Настоящее одиночество есть интровертность в экстравертности. Одиночество — образ Бога в человеке, Бога единого и в то же время Бога творящего, Бога слушающего, Бога спрашивающего и отвечающего. Не на всякий вопрос отвечающего, конечно, ведь настоящее одиночество разумно и отличает имитацию общения от общения подлинного. Именно одиночество составляет суть того гуманизма, который так ненавистен многим нашим современникам. Не только патриарху Кириллу! Гуманных много, гуманистов мало.
Гуманизм не есть доброта, гуманизм есть напряжённый поиск истины, поиск собеседников, единомышленников, спутников. Добрыми бывают и палачи, если стараются отрубить голову одним ударом или отравить одной инъекцией.

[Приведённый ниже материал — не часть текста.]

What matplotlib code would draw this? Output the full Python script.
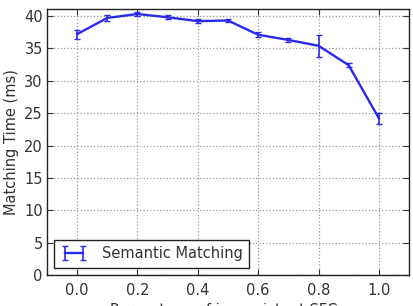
import matplotlib
matplotlib.use("Agg")
import matplotlib.pyplot as plt

x_vals = [0.0, 0.1, 0.2, 0.3, 0.4, 0.5, 0.6, 0.7, 0.8, 0.9, 1.0]
times = [37.2, 39.7, 40.3, 39.8, 39.2, 39.3, 37.1, 36.3, 35.4, 32.4, 24.2]
errors = [0.7, 0.5, 0.3, 0.3, 0.3, 0.2, 0.4, 0.3, 1.7, 0.3, 0.8]
x_ticks = [0.0, 0.2, 0.4, 0.6, 0.8, 1.0]
y_ticks = [0, 5, 10, 15, 20, 25, 30, 35, 40]

plt.rcParams['font.family'] = ['DejaVu Sans']
fig = plt.figure(figsize=(4.14, 3.06), dpi=100)
ax = fig.add_axes([0.1135, 0.101, 0.8745, 0.868])

ax.errorbar(x_vals, times, yerr=errors, color='#2a2aee', lw=1.7,
            elinewidth=1.2, capsize=2.0, capthick=1.0, label='Semantic Matching')

ax.set_xlim(-0.1, 1.1)
ax.set_ylim(0, 41)
ax.set_xticks(x_ticks)
ax.set_xticklabels(['%.1f' % v for v in x_ticks])
ax.set_yticks(y_ticks)
ax.tick_params(direction='in', labelsize=10.5, colors='#333333', length=4,
               top=True, right=True, pad=3)
ax.tick_params(axis='x', pad=6)
ax.grid(True, linestyle=':', color='#999999', lw=0.9)
for s in ax.spines.values():
    s.set_color('#222222')
    s.set_linewidth(1.0)
ax.set_xlabel('Percentage of inconsistent SFCs', fontsize=10.5, color='#333333', labelpad=3)
ax.set_ylabel('Matching Time (ms)', fontsize=10.5, color='#333333', labelpad=4)

leg = ax.legend(loc='lower left', fontsize=10.5, fancybox=False, framealpha=1,
                edgecolor='#222222', borderaxespad=0.5, numpoints=2,
                handlelength=1.8, handletextpad=1.0, borderpad=0.45)
leg.get_frame().set_linewidth(1.0)
for t in leg.get_texts():
    t.set_color('#333333')

fig.savefig('out.png', dpi=100)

Люди, которые отвечают на гнусности коллективизма призывом общаться с Богом в одиночестве, «в глубине души», лечат насморк гильотиной. Это всё равно как отвечать на появление «Майн кампф» призывом бросить писать и читать. Прямо наоборот: чем активнее подмены общения, тем активнее следует искать подлинного общения. Не затыкать уши в надежде на внутренний слух, а прислушиваться с удесятерённой силой. Затыкают уши те, для кого в мире религии только и существуют сильные мира сего — сильные, лживые, опасные. Но ведь в мире — и в мире религии — существуют ещё миллиарды людей, которых можно и нужно слушать, с которыми можно и нужно говорить.
Вновь и вновь всплывает мысль о том, что гуманизм родился из протестантизма, из религиозного индивидуализма, отказа от всякого посредника между человеком и Богом. Своеобразная вариация гипотезы Вебера о капитализме как результате кальвинизма. Только и гипотеза Вебера неверна, а уж в духовной сфере говорить о протестантизма как истоке гуманизма абсолютно невозможно. Эразм — не ученик Лютера, а его антипод. Вежливый, но именно антипод. Да и Лютер отнюдь не индивидуалист, он, извините, священник, пастор. Протестантизм не отвергает ни посредника между Богом и человеком — Господа Иисуса Христа, протестантизм не отвергает Церкви, напротив, он призывает каждого быть активным участником кропотливой, ежедневной работы по соединению своего одиночества с одиночеством другого. Соработником, а не премудрым пескарём.
Если говорить о светском измерении, то тут абсолютно актуальным остаётся противопоставление Солженицына — Сахарову. На фоне Солженицына особенно отчётливо видно, что дело не в одиночестве или коллективизме и не в религиозности или безрелигиозности, дело в том, какое одиночество и какая религиозность. Одиночество человека, которого вполне устраивает интеллектуальный багаж учителя средней школы, и одиночество физика мирового уровня, вечно неудовлетворённого собой. Одиночество антисемита, ностальгирующего по монархии и с высоты своего одинокого величия пытающего строить окружающих, и одиночество интеллигентного демократа, который постоянно думает о проблемах других, объединяется с ними как равный с равными, а не просто вещает из утробы чёрной дыры самолюбования.
Есть разрушительная энергия атомного взрыва, когда цепная реакция разрушения убивает. Так убивает тараканье прятание по норам при каждом очередном начальственном шарканьи по мозгам.
Но есть и созидательная энергия цепной реакции доверия другому, смирения перед другим, обращённости к другому не из пустоты, а из наполненности. Это — гуманизм, одинаковый и для верующих, и для неверующих, требующий огромных усилий, ежедневного творчества и посвящённости всей жизни тому загадочному, что называется человечеством и человечностью. Вера говорит не разрывать того, что соединил Бог, а разум повелевает соединять то, что могут и должны соединять люди.